§ 6. Mr. Arthur Jones
asked the Secretary of State for the Environment what is the current capital value of (a) the commercial assets and (b) the industrial assets of the Commission for the New Towns.
§ The Under-Secretary of State for the Environment (Mr. Guy Barnett)
Regular revaluation of the commercial and industrial assets of the Commission for the New Towns does not take place, but a provisional estimate by the Commission of their capital value is of the order of £100 million. This figure does not take account of reversionary values and should be treated with considerable reserve. The true figure is likely to be higher.
§ Mr. Jones
I recognise the Minister's carefully chosen words, but he will recognise that current values are substantially in excess of historic valuations. If my memory serves me right in regard to the resources available for inner city areas, the Secretary of State was prepared to consider the sale of new town assets. I see that the right hon. Gentleman assents to that remark. Is the Minister prepared to make a statement and to let us know what progress has been made in this respect?
§ Mr. Barnett
My right hon. Friend said that he was considering the matter, but the House must bear in mind that these assets appreciate in value and represent 433 a sound investment of public money.

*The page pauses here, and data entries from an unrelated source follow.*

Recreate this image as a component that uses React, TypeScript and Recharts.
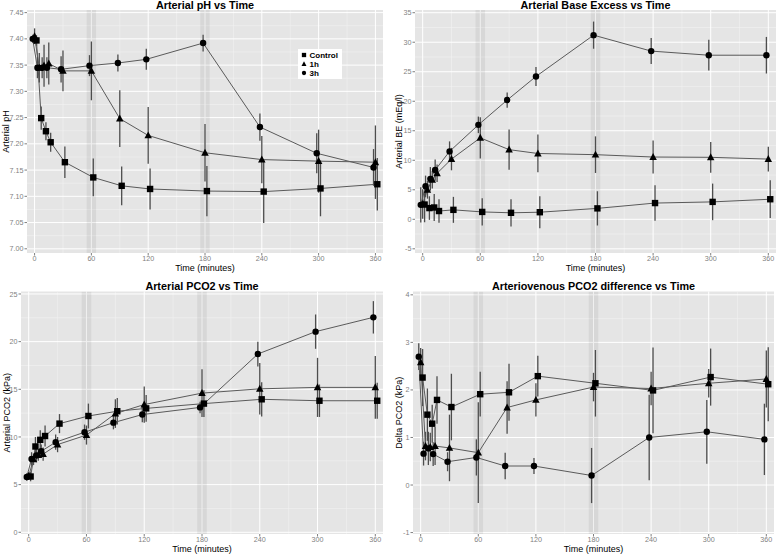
import { LineChart, Line, XAxis, YAxis, CartesianGrid, ErrorBar, ReferenceArea, Legend } from 'recharts'

const FONT = '"Liberation Sans", Arial, Helvetica, sans-serif'

const TIMES = [0, 5, 10, 15, 30, 60, 90, 120, 180, 240, 300, 360]
const X_TICKS = [0, 60, 120, 180, 240, 300, 360]
const X_MINOR = [30, 90, 150, 210, 270, 330]
const X_DOMAIN = [-8, 368]
const BANDS = [[55, 65], [175, 185]]
const GROUPS = ['Control', '1h', '3h']
const DODGE = [2, 0, -2]
type Shape = 'square' | 'triangle' | 'circle'
const SHAPES: Shape[] = ['square', 'triangle', 'circle']

// Arterial pH
const PH_CONTROL = [7.397, 7.249, 7.224, 7.203, 7.165, 7.136, 7.120, 7.114, 7.110, 7.109, 7.115, 7.123]
const PH_CONTROL_SD = [0.01, 0.022, 0.017, 0.018, 0.03, 0.036, 0.037, 0.039, 0.048, 0.06, 0.053, 0.05]
const PH_1H = [7.405, 7.345, 7.349, 7.353, 7.339, 7.339, 7.248, 7.216, 7.183, 7.170, 7.167, 7.165]
const PH_1H_SD = [0.015, 0.028, 0.04, 0.04, 0.039, 0.056, 0.054, 0.054, 0.055, 0.045, 0.06, 0.07]
const PH_3H = [7.400, 7.345, 7.345, 7.345, 7.342, 7.349, 7.354, 7.361, 7.392, 7.232, 7.182, 7.155]
const PH_3H_SD = [0.008, 0.02, 0.02, 0.02, 0.025, 0.02, 0.016, 0.02, 0.016, 0.026, 0.038, 0.035]
const PH_TICKS = [7.0, 7.05, 7.1, 7.15, 7.2, 7.25, 7.3, 7.35, 7.4, 7.45]
const PH_MINOR = [7.025, 7.075, 7.125, 7.175, 7.225, 7.275, 7.325, 7.375, 7.425]

// Arterial base excess
const BE_CONTROL = [2.5, 1.9, 2.0, 1.4, 1.6, 1.25, 1.1, 1.2, 1.85, 2.75, 2.95, 3.4]
const BE_CONTROL_SD = [3.0, 2.0, 2.3, 2.0, 2.2, 2.3, 2.3, 2.7, 2.9, 3.0, 3.1, 3.2]
const BE_1H = [2.6, 5.0, 6.7, 7.8, 10.2, 13.8, 11.8, 11.15, 10.95, 10.55, 10.5, 10.2]
const BE_1H_SD = [2.5, 1.5, 1.5, 1.5, 1.9, 3.5, 3.4, 3.2, 3.1, 2.8, 2.6, 2.1]
const BE_3H = [2.45, 5.6, 6.85, 8.35, 11.5, 16.0, 20.2, 24.2, 31.2, 28.5, 27.8, 27.8]
const BE_3H_SD = [3.0, 1.8, 2.0, 1.8, 1.7, 1.4, 1.3, 1.6, 2.3, 2.2, 2.6, 3.1]
const BE_TICKS = [-5, 0, 5, 10, 15, 20, 25, 30, 35]
const BE_MINOR = [-2.5, 2.5, 7.5, 12.5, 17.5, 22.5, 27.5, 32.5]

// Arterial PCO2
const PCO2_CONTROL = [5.85, 9.0, 9.7, 10.1, 11.4, 12.2, 12.7, 13.0, 13.5, 13.95, 13.8, 13.8]
const PCO2_CONTROL_SD = [0.5, 1.0, 1.0, 1.1, 1.0, 1.3, 1.4, 1.4, 1.4, 1.8, 1.7, 1.9]
const PCO2_1H = [5.9, 7.65, 8.1, 8.2, 9.2, 10.2, 12.45, 13.4, 14.6, 15.05, 15.2, 15.2]
const PCO2_1H_SD = [0.4, 0.6, 0.6, 0.7, 0.8, 1.0, 1.5, 1.9, 2.5, 2.7, 3.1, 3.3]
const PCO2_3H = [5.8, 7.7, 8.05, 8.5, 9.45, 10.5, 11.5, 12.35, 13.1, 18.7, 21.05, 22.55]
const PCO2_3H_SD = [0.4, 0.7, 0.7, 0.7, 0.8, 0.8, 0.7, 0.8, 0.6, 1.3, 1.8, 1.7]
const PCO2_TICKS = [0, 5, 10, 15, 20, 25]
const PCO2_MINOR = [2.5, 7.5, 12.5, 17.5, 22.5]

// Arteriovenous PCO2 difference
const DELTA_CONTROL = [2.26, 1.48, 1.29, 1.79, 1.64, 1.91, 1.95, 2.29, 2.14, 1.99, 2.27, 2.12]
const DELTA_CONTROL_SD = [0.6, 0.55, 0.4, 0.5, 0.7, 0.47, 0.6, 0.43, 0.7, 0.9, 0.6, 0.78]
const DELTA_1H = [2.58, 0.82, 0.80, 0.82, 0.78, 0.68, 1.63, 1.79, 2.06, 2.03, 2.14, 2.23]
const DELTA_1H_SD = [0.3, 0.3, 0.3, 0.4, 0.7, 1.06, 0.55, 0.35, 0.3, 0.35, 0.3, 0.6]
const DELTA_3H = [2.70, 0.66, 0.77, 0.65, 0.49, 0.58, 0.40, 0.40, 0.20, 1.00, 1.12, 0.96]
const DELTA_3H_SD = [0.28, 0.25, 0.35, 0.25, 0.2, 0.38, 0.28, 0.17, 0.58, 0.9, 0.67, 0.75]
const DELTA_TICKS = [-1, 0, 1, 2, 3, 4]
const DELTA_MINOR = [-0.5, 0.5, 1.5, 2.5, 3.5]

function marker(shape: Shape, cx: number, cy: number, s: number, key?: string | number) {
  if (shape === 'square') {
    return <rect key={key} x={cx - s / 2} y={cy - s / 2} width={s} height={s} fill="#000" />
  }
  if (shape === 'triangle') {
    const w = s * 1.15
    const h = s * 1.0
    return (
      <polygon
        key={key}
        points={`${cx},${cy - h * 0.62} ${cx + w / 2},${cy + h * 0.45} ${cx - w / 2},${cy + h * 0.45}`}
        fill="#000"
      />
    )
  }
  return <circle key={key} cx={cx} cy={cy} r={s / 2} fill="#000" />
}

function rows(values: number[], sd: number[], dodge: number) {
  return TIMES.map((t, i) => ({ time: t + dodge, value: values[i], err: sd[i] }))
}

function LegendBox() {
  const ys = [6, 15, 24]
  return (
    <svg width={44} height={30} style={{ display: 'block', background: '#fff' }}>
      {GROUPS.map((g, i) => (
        <g key={g}>
          {marker(SHAPES[i], 6, ys[i], 4.3)}
          <text x={11.5} y={ys[i] + 2.9} fontSize={8} fontWeight="bold" fontFamily={FONT} fill="#000">
            {g}
          </text>
        </g>
      ))}
    </svg>
  )
}

interface PanelProps {
  title: string
  yLabel: string
  yDomain: number[]
  yTicks: number[]
  yMinor: number[]
  yFormat: (v: number) => string
  series: [number[], number[]][]
  left: number
  top: number
  width: number
  height: number
  axisWidth: number
  right: number
  plotTop: number
  axisHeight: number
  xLabelOffset: number
  yLabelOffset: number
  legend?: boolean
}

function Panel(p: PanelProps) {
  const plotWidth = p.width - p.axisWidth - p.right
  return (
    <div style={{ position: 'absolute', left: p.left, top: p.top, width: p.width, height: p.height }}>
      <LineChart width={p.width} height={p.height} margin={{ top: p.plotTop, right: p.right, bottom: 0, left: 0 }}>
        <CartesianGrid fill="#E5E5E5" stroke="#F2F2F2" strokeWidth={0.6}
          horizontalValues={p.yMinor} verticalValues={X_MINOR} />
        <CartesianGrid stroke="#FFFFFF" strokeWidth={1}
          horizontalValues={p.yTicks} verticalValues={X_TICKS} />
        {BANDS.map(([a, b]) => (
          <ReferenceArea key={a} x1={a} x2={b} fill="#000" fillOpacity={0.06} stroke="none" ifOverflow="hidden" />
        ))}
        <XAxis type="number" dataKey="time" domain={X_DOMAIN} ticks={X_TICKS} allowDataOverflow interval={0}
          height={p.axisHeight} axisLine={false} tickLine={{ stroke: '#7F7F7F' }} tickSize={2.5} tickMargin={0.5}
          tick={{ fill: '#7F7F7F', fontSize: 7.2, fontFamily: FONT }}
          label={{ value: 'Time (minutes)', position: 'insideBottom', offset: p.xLabelOffset,
            fill: '#000', fontSize: 9, fontFamily: FONT }} />
        <YAxis type="number" domain={p.yDomain} ticks={p.yTicks} allowDataOverflow interval={0}
          width={p.axisWidth} axisLine={false} tickLine={{ stroke: '#7F7F7F' }} tickSize={2.5} tickMargin={1}
          tick={{ fill: '#7F7F7F', fontSize: 7.2, fontFamily: FONT }} tickFormatter={p.yFormat}
          label={{ value: p.yLabel, angle: -90, position: 'insideLeft', offset: p.yLabelOffset,
            fill: '#000', fontSize: 9, fontFamily: FONT, style: { textAnchor: 'middle' } }} />
        {p.series.map(([vals, sd], i) => (
          <Line key={GROUPS[i]} name={GROUPS[i]} data={rows(vals, sd, DODGE[i])} dataKey="value"
            stroke="#5A5A5A" strokeWidth={1} isAnimationActive={false} activeDot={false}
            dot={(d: any) => marker(SHAPES[i], d.cx, d.cy, SHAPES[i] === 'triangle' ? 6.5 : 6.4, d.index)}>
            <ErrorBar dataKey="err" width={0} stroke="#4D4D4D" strokeWidth={1.3} direction="y" isAnimationActive={false} />
          </Line>
        ))}
        {p.legend && (
          <Legend layout="vertical" align="center" verticalAlign="middle"
            wrapperStyle={{ left: 298, top: 49, width: 44, height: 30 }}
            content={() => <LegendBox />} />
        )}
      </LineChart>
      <div style={{
        position: 'absolute', left: p.axisWidth, width: plotWidth, top: p.plotTop - 10.3,
        textAlign: 'center', fontFamily: FONT, fontWeight: 'bold', fontSize: 10.8, lineHeight: '11px',
        whiteSpace: 'nowrap',
      }}>
        {p.title}
      </div>
    </div>
  )
}

const fmt2 = (v: number) => v.toFixed(2)
const fmt0 = (v: number) => String(v)

export default function App() {
  return (
    <div style={{ position: 'absolute', left: 0, top: 0, width: 778, height: 555, background: '#fff', overflow: 'hidden' }}>
      <Panel title="Arterial pH vs Time" yLabel="Arterial pH" yDomain={[6.992, 7.455]} yTicks={PH_TICKS}
        yMinor={PH_MINOR} yFormat={fmt2}
        series={[[PH_CONTROL, PH_CONTROL_SD], [PH_1H, PH_1H_SD], [PH_3H, PH_3H_SD]]}
        left={0} top={0} width={389} height={277} axisWidth={27} right={6} plotTop={10} axisHeight={24}
        xLabelOffset={5.8} yLabelOffset={5.5} legend />
      <Panel title="Arterial Base Excess vs Time" yLabel="Arterial BE (mEq/l)" yDomain={[-5.71, 35.46]}
        yTicks={BE_TICKS} yMinor={BE_MINOR} yFormat={fmt0}
        series={[[BE_CONTROL, BE_CONTROL_SD], [BE_1H, BE_1H_SD], [BE_3H, BE_3H_SD]]}
        left={389} top={0} width={389} height={277} axisWidth={26} right={2} plotTop={10} axisHeight={24}
        xLabelOffset={5.8} yLabelOffset={9.5} />
      <Panel title="Arterial PCO2 vs Time" yLabel="Arterial PCO2 (kPa)" yDomain={[-0.18, 25.26]}
        yTicks={PCO2_TICKS} yMinor={PCO2_MINOR} yFormat={fmt0}
        series={[[PCO2_CONTROL, PCO2_CONTROL_SD], [PCO2_1H, PCO2_1H_SD], [PCO2_3H, PCO2_3H_SD]]}
        left={0} top={281} width={389} height={274} axisWidth={21} right={6} plotTop={10.5} axisHeight={21}
        xLabelOffset={2.6} yLabelOffset={6.5} />
      <Panel title="Arteriovenous PCO2 difference vs Time" yLabel="Delta PCO2 (kPa)" yDomain={[-1.03, 4.07]}
        yTicks={DELTA_TICKS} yMinor={DELTA_MINOR} yFormat={fmt0}
        series={[[DELTA_CONTROL, DELTA_CONTROL_SD], [DELTA_1H, DELTA_1H_SD], [DELTA_3H, DELTA_3H_SD]]}
        left={389} top={281} width={389} height={274} axisWidth={24} right={4} plotTop={10.5} axisHeight={21}
        xLabelOffset={2.6} yLabelOffset={9.5} />
    </div>
  )
}
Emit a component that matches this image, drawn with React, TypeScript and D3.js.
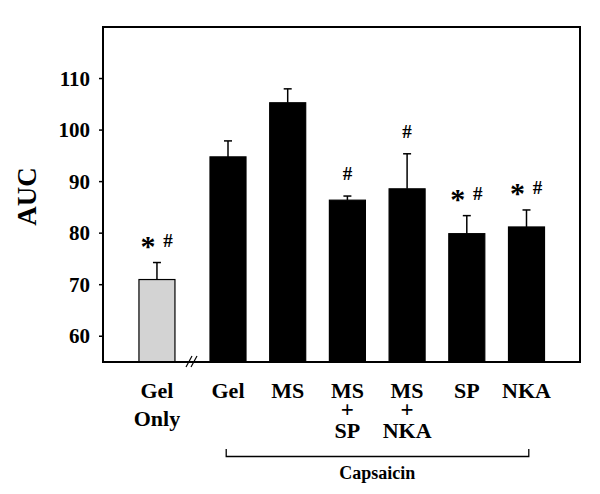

Such consideration is taking place on that basis.
§ Mr. Newens
Will my hon. Friend assure the House that he has not lost sight of the fact that the Labour Party conference went on record in favour of the transfer not merely of housing assets but of industrial and commercial assets, subject to conditions to preserve the national investment, to appropriate local authorities? Will he give an assurance that we shall not regard the early wind-up of development corporations, the transfer of assets to the Commission, and, thereafter, their possible sale, as being of advantage in terms of local democracy?
§ Mr. Barnett
I know that my hon. Friend recognises that these assets have been financed by the Exchequer, and ultimately by the taxpayer. He will also know that my right hon. Friend has undertaken to examine whether in due course local authorities should be able to acquire these assets if they have the resources to manage them. Those matters are being carefully considered, but I am well aware of the Labour Party view and policy on this matter.
§ Mr. Sainsbury
Is the Minister aware that in the new towns there exist over 96 million sq. ft. of industrial space, over 12 million sq. ft. of office space, and 12½ million sq. ft. of shop space? Will he accept that the figure he gave the House is a gross underestimate of the current market value of that space, which amounts in total to 120 million sq. ft.? Does he not accept that the real value is more like £1,000 million? Therefore, will he obtain an early valuation of these assets?
§ Mr. Barnett
The hon. Gentleman is inviting me, as are other Conservative Members, to indulge in unnecessary expenditure. It would be an expensive job to undertake a full revaluation of assets. The purpose of revaluing them presumably is to sell them. That is not the Government's present intention. Therefore, I do not see the purpose in proposing it.
§ Mr. Corbett
Will my hon. Friend tell the Secretary of State for the Environment, if he needs telling, that it would be a classic example of muddle-headedness even to consider flogging off profit-making 434 public enterprise in the new towns? Will he also consider the fact that if these industrial and commercial assets are to continue to be controlled by the Commission for the New Towns a directly elected element should be put into local committees, which as now appointed are accountable to nobody?
§ Mr. Barnett
I can only repeat that this is a sound investment of public money. In that respect I would be totally opposed to the sale of such sound investments.
On the other point, I am very well aware of demands for people in the new towns to have a full democratic say in the future of these assets. Obviously we are considering the way in which this might be achieved.
§ Mr. Speaker
Before I call the next Question, I wish to point out that a number of hon. Members have now come into the Chamber who did not hear my earlier appeal for brief questions and answers.